Which brings me to the issue of dogmatism. There are many, to some degree or another, dogmatic Objectivists. There is nothing special about Objectivism to make it so: rather, it is a condition of the culture we live in, one influenced, as I said, so heavily by religion. As such, rather than having lots of Objectivists who are looking to make the best of their lives, to enjoy and promote values, and thus to "sell" the philosophy by the fact of its consequences... we instead have a lot of rationalistic, dogmatic, anti-social and just plain... not too nice Objectivists.
Now, I should add that this has changed a lot over the years -- the whole idea of being a 'rationalist' is fairly well understood in Objectivist circles, or at least well understood enough that people know it's bad to be one, even if they're not quite too sure what that means (because, by contrast, they just do not quite get what the Epistemology means). I should also add, as I said, that this comes in degrees, and many Objectivists (at least whom I have met in real life) are nice people. But too many of them, to one degree or another, in some aspect of their lives or another, are rationalistic, dogmatic, and therefore not very good in promoting Objectivism, either in the manner of explaining it to other people, or in just the way they live.

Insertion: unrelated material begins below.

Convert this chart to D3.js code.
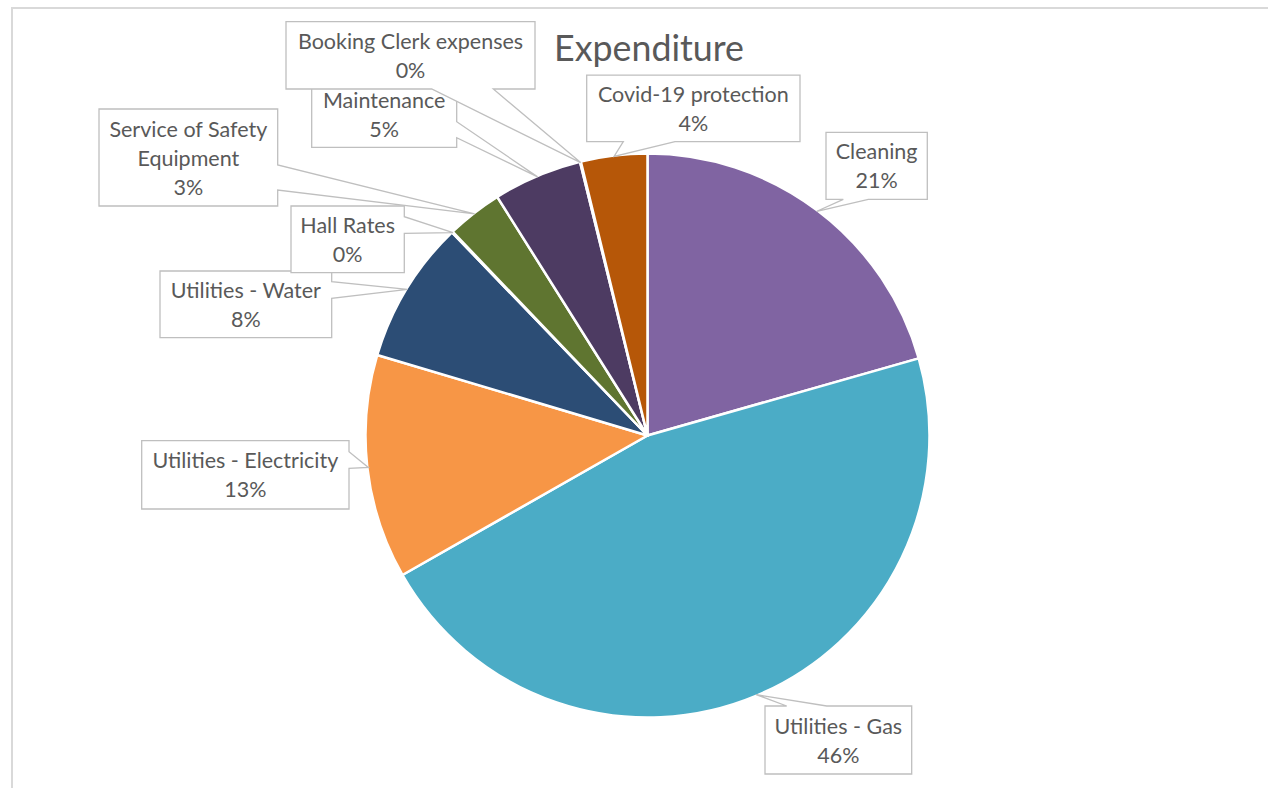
<!DOCTYPE html>
<html><head><meta charset="utf-8">
<script src="https://cdn.jsdelivr.net/npm/d3@7"></script>
<style>body{margin:0;background:#fff} svg{display:block}</style>
</head><body><svg id="c" width="1268" height="788"></svg>
<script>
const categories = ["Cleaning","Utilities - Gas","Utilities - Electricity","Utilities - Water","Hall Rates","Service of Safety Equipment","Maintenance","Booking Clerk expenses","Covid-19 protection"];
const values = [20.6, 46.2, 12.85, 8.2, 0.05, 3.2, 5.1, 0.05, 3.8];
const colors = ["#8064A2","#4BACC6","#F79646","#2C4D75","#772C2A","#5F7530","#4D3B62","#276A7C","#B65708"];
const labelLines = [["Cleaning"],["Utilities - Gas"],["Utilities - Electricity"],["Utilities - Water"],["Hall Rates"],["Service of Safety","Equipment"],["Maintenance"],["Booking Clerk expenses"],["Covid-19 protection"]];
const title = "Expenditure";

// callout layout (hand placed in the original): box [x,y,w,h], side of the pointer, pointer base a..b
const callouts = [
 {box:[826,132.3,101.3,67], side:"bottom", a:843.3, b:868.3},
 {box:[765,706,146.7,68], side:"top", a:786.7, b:826.7},
 {box:[141.7,440.7,207.3,68.3], side:"right", a:451.7, b:468.3},
 {box:[160,271,171.7,66.7], side:"right", a:281.7, b:298.3},
 {box:[291,206,113.3,66.7], side:"right", a:216.7, b:233.3},
 {box:[99,109,178.7,97], side:"right", a:165, b:190},
 {box:[311.7,81.3,145,66], side:"right", a:121.7, b:137.7},
 {box:[286,21.7,249,67.3], side:"bottom", a:431.7, b:493.3},
 {box:[586.7,75.2,213.3,66.5], side:"bottom", a:623.3, b:675}
];

const svg = d3.select("#c");
const W = 1268, H = 788;
const cx = 647.5, cy = 435.5, R = 282;
const FONT = "Lato, 'Open Sans', sans-serif";
const TXT = "#595959";

// chart border
svg.append("rect").attr("x",12).attr("y",8).attr("width",1400).attr("height",1000)
  .attr("fill","#fff").attr("stroke","#d9d9d9").attr("stroke-width",2);

// font fitting helper
function fitSize(str, target, base){
  const t = svg.append("text").attr("font-family",FONT).attr("font-size",base).text(str);
  const w = t.node().getComputedTextLength();
  t.remove();
  return base * target / w;
}
const labelSize = fitSize("Utilities - Electricity", 186, 20);
const titleSize = fitSize(title, 190, 30);

const total = d3.sum(values);
const pct = d3.format(".0%");
const data = categories.map((c,i)=>({name:c, value:values[i], i}));
const pie = d3.pie().sort(null).value(d=>d.value);
const arcs = pie(data);
const arc = d3.arc().innerRadius(0).outerRadius(R);
const edge = d3.arc().innerRadius(R-1).outerRadius(R-1);

const g = svg.append("g").attr("transform",`translate(${cx},${cy})`);
g.selectAll("path").data(arcs).join("path")
  .attr("d",arc).attr("fill",d=>colors[d.data.i])
  .attr("stroke","#fff").attr("stroke-width",2.5).attr("stroke-linejoin","round");

// title
svg.append("text").attr("x",649).attr("y",61).attr("text-anchor","middle")
  .attr("font-family",FONT).attr("font-size",titleSize).attr("fill",TXT).text(title);

// callouts
arcs.forEach((d,i)=>{
  const c = callouts[i];
  const [x,y,w,h] = c.box;
  const [ex,ey] = edge.centroid(d);
  const px = cx+ex, py = cy+ey;
  let p;
  if(c.side==="right"){
    p = `M${x},${y}H${x+w}V${c.a}L${px},${py}L${x+w},${c.b}V${y+h}H${x}Z`;
  } else if(c.side==="bottom"){
    p = `M${x},${y}H${x+w}V${y+h}H${c.b}L${px},${py}L${c.a},${y+h}H${x}Z`;
  } else {
    p = `M${x},${y}H${c.a}L${px},${py}L${c.b},${y}H${x+w}V${y+h}H${x}Z`;
  }
  svg.append("path").attr("d",p).attr("fill","#fff").attr("stroke","#bfbfbf").attr("stroke-width",1.3);
  const lines = labelLines[i].concat([pct(values[i]/total)]);
  const n = lines.length;
  const mid = y + h/2 + 8;
  const t = svg.append("text").attr("text-anchor","middle").attr("font-family",FONT)
    .attr("font-size",labelSize).attr("fill",TXT);
  lines.forEach((s,k)=>{
    t.append("tspan").attr("x",x+w/2).attr("y",mid + (k-(n-1)/2)*29).text(s);
  });
});
</script></body></html>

I think once we root out this rationalism, and Objectivists start to really embrace what it actually means to think objectively (which means, contrary to what Dr Peikoff expressed in a recent podcast, I think understanding good epistemology is vital, as an ethical fact!), Objectivism will really start to take off. On top of what I said above, I think Objectivism as a practical philosophy will really be seen too. If people really get Objectivism, then I think they will really be able to promote it by their own unique ways of applying it. Someone asks how you've managed to raise your kids so well, how you've run your business so profitably, how you've managed to overcome scientific problems others haven't, how you've seen technological applications, how you manage to live just such a happy life in general, your answer can be: "I approach the world properly - I'm an Objectivist!"
It took well over 1000 years for Aristotle's philosophy to overcome Plato's; the result was the Renaissance and the Enlightenment.
It took Kant about 150 yrs to overcome Aristotle; an early major result was Weimar Germany, and it lead to much of what we have today.
Unfortunately, history seems to show that overturning reason with emotion is easier than the other way around. And unlike religion, we don't have the benefit of thousands of years of dogma and we don't have the infrastructure of the Church. Even so, Objectivism has made great strides in just the last 10 years.
There are good reasons to be optimistic: for example, a number of terms that Objectivism introduced are coming into common use; Atlas Shrugged is one of the best-selling novels of all time; the Tea Party is showing an increasing receptiveness to new ways of thinking about government; organizations like ARI are getting on their feet.
However, Objectivists do not tend to be evangelical. We tend to live our lives and to lead by example, which is a slower process than saying "convert or we'll kill you" like some philosophies do -- but it's also more durable as people internalize a new and better way of looking at the world.